My hatred for this film really doesn't have much to do with Miss Monroe, outside of her sliding accent, but her presence cannot overshadow the film's most eye-rolling of flaws. Between the script and the ludicrous performance by Don Murray, this film sinks to a serious new low.
The film tells the story of a brash young cowboy who ventures into Phoenix to compete in the rodeo and find himself a woman. He catches a glimpse of Cherie, a young café singer with bigger dreams, and decides that she is going to be his bride. He then bombards her with his company and forces her into his marriage plans even though she constantly puts up protest. He then becomes a bully, yelling and screaming and accusing her of trying to trick him and he kidnaps her in an attempt to get her to his farm. All the while, his older cowboy friend tells him he's wrong but really does nothing about it. In fact, no one does anything about it while he's chasing her through the nightclub she works at or physically assaulting her at a bus stop, IN FRONT OF MANY PEOPLE. It's such a bizarre film and the sad thing is that it is supposed to be taken seriously.
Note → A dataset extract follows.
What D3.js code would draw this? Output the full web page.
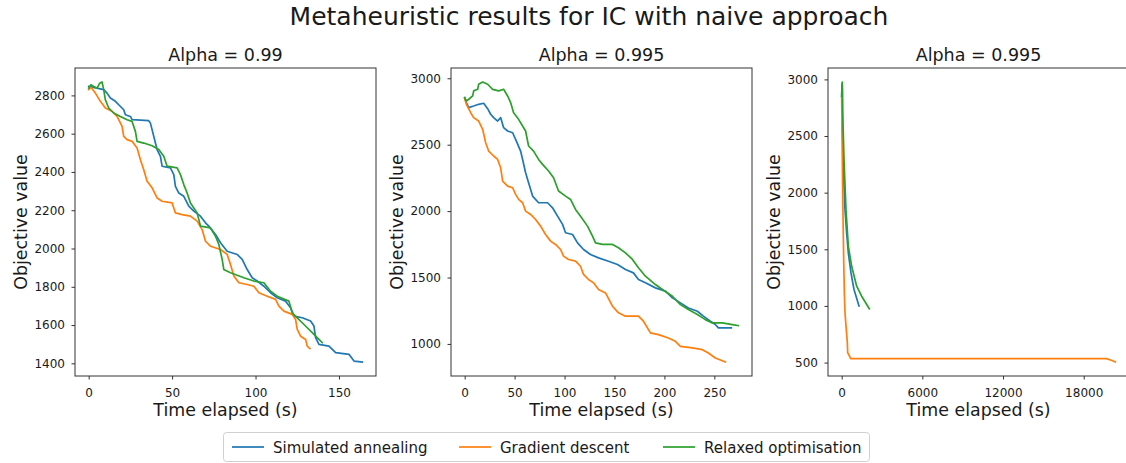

This isn't a comedy and none of this is played for laughs.
It's just stupid.
Murray gives a one-note disaster of a performance, hooting and hollering and acting like a buffoon throughout the entirety of the film until he has a sudden about face and actually delivers a sincere conclusion. Until that moment, his performance can be described in one word; gross. How he received an Oscar nomination for this is beyond me. Monroe is decent here. She gets the emotional depth of the character, but her accent work is semi-atrocious, and it certainly gets worse and worse as the film moves along. I much preferred her in `The Misfits' and `Some Like it Hot' where she matched her emotional developments with an effortlessness that she loses here while she struggles to make her accept stick. Arthur O'Connell is fine, but he's completely overshadowed by his abrasive screen-partner.
Overall, this is a mess. It doesn't say much of anything and it doesn't offer much of anything either, outside of a sultry introduction shot of Monroe in a windowsill.